Irvine Welsh, a Chicago transplant best known for Trainspotting (his raunchy first novel about a gaggle of Scottish junkie punks), has written more than a dozen books since his 1993 debut. His latest, A Decent Ride, out last week from Doubleday, follows an aging porn-star-turned-cabbie through Scotland during a hurricane. In true Welsh fashion, it tackles necrophilia, incest, suicide, and sex addiction with oddly digestible prose.

Ahead of the novel's U.S. release, the author gave a reading last month at Soho House, where he sat down with Chicago to share his richest sources of inspiration.

Bad Lieutenant

“My novel Filth was influenced by Bad Lieutenant with Harvey Keitel. Movies don’t push you in such overt ways. With books, you think, 'Oh, this is great, I want to write like that,' or, 'This is crap!' With movies, they kind of stream into your brain subconsciously—some scenes just pop up in your head.”

An unrestrained childhood

“Growing up, there were no restrictions on me. When you give a young person that license, they can abuse that freedom and go off the rails. I sort of did. They almost seemed to know that I had to get stuff out of my system. The house was always full of interesting people—trade unionists, politicians, musicians—all sort of chatty and gabby. There were always stories to tell.”
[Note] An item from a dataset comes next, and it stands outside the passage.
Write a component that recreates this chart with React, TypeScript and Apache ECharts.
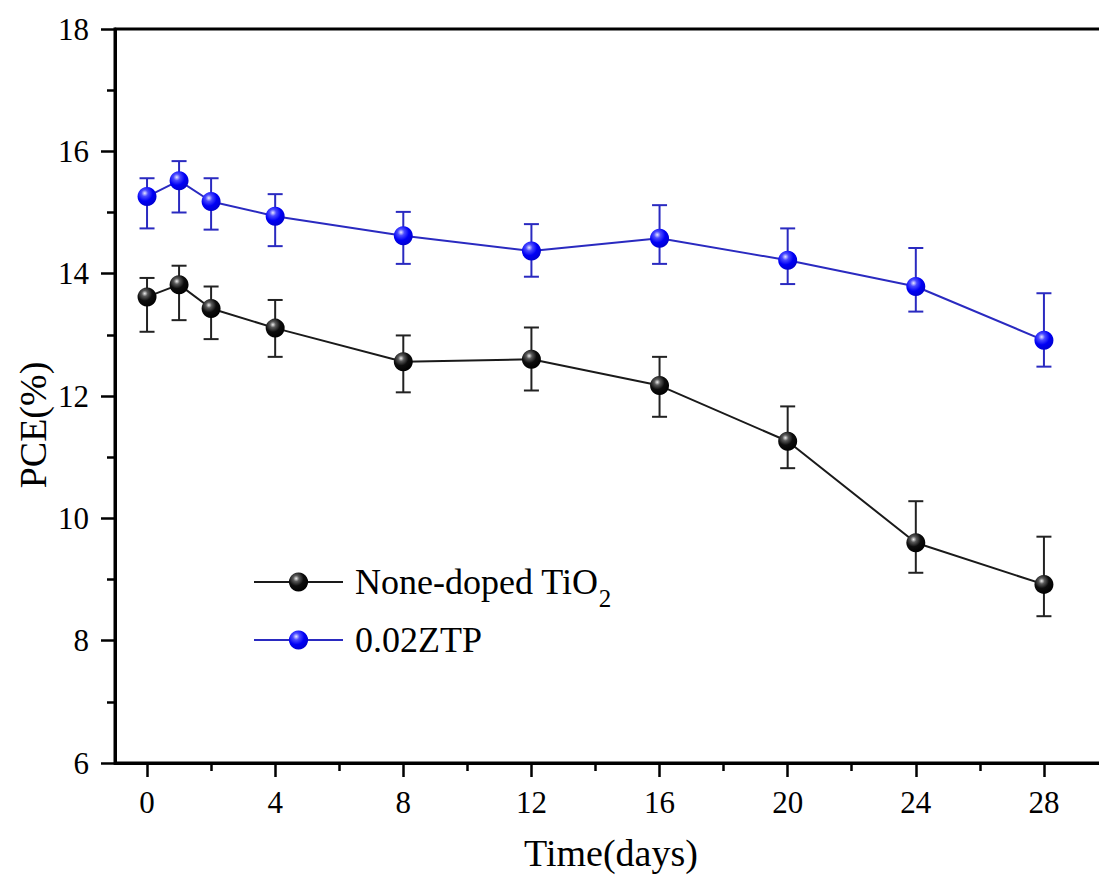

The British TV series Play for Today

“There was a series growing up called Play for Today that was basically just teleplays. They had all of these different crazy writers given free rein. We used to produce big drama back then. Premium cable TV shows in America brought back a similar novelistic sensibility.”

Keeping a diary

“When I was doing loads of drugs, all I could just about do was write a diary. When I cleaned up and got my act together about a year later, I looked back at the diaries and realized that so much of it was fiction. I was putting myself in this very self-aggrandizing way and putting everyone else down. That’s sometimes what junkies do, that kind of self-justified thing. I thought, 'I’m coming across as a real fucking asshole, but it’s quite good in a way.'”

David Bowie

“If you were a young working-class man in Britain, Bowie basically set you free in terms of his aesthetics and his projected sexuality. Bowie added to himself, he took on different influences. I don’t think I’d be a writer if it hadn’t been for that kind of influence and the people he turned me on to—Lou Reed and Iggy Pop and all the soul stuff.”

The Busconductor Hines by James Kelman

“He wasn’t just using Scottish dialect in dialogue, but in narrative as well. I think that’s a very political thing to do. James Kelman gave me the permission to write about my kind of culture and place. Writing dialect was difficult at first for me. I thought, 'I’ve written the thing; if I can’t read this, no one else is going to be able to!'”

Impending corporate doom

“[The moment] I sat down and thought, 'I’m just going to write a book' [was when] I was working at a good job and I was getting sent by my employer to do an MBA. I thought, 'Well, this is fucking terrible. I’m going to end up as this horrible senior management idiot in a suit who goes around sleeping with people and has a wife and kids at a certain age, then gets divorced at a certain age, and then has an affair with a secretary or someone like that and has a second wife, and then the kids reach a certain age and then he packs and runs away to India, and he feels fucking horrible because he wasted his life.' I had to get out of that fucking mess before it entrapped me.”

Janice Galloway’s experimental forms

“I picked up on her typographical experiments, like words falling off pages and all that. I’ve done something similar in Filth with a tapeworm running through the book. With A Decent Ride, I thought, 'How could I express a more interesting visual way about how much this guy’s sexuality means to him, and how much it means to be robbed of his sexual prerogative?' He’s actually talking to his penis. I thought, you know, he’s driven by this thing, this force, so I thought it would be quite fun to experiment.”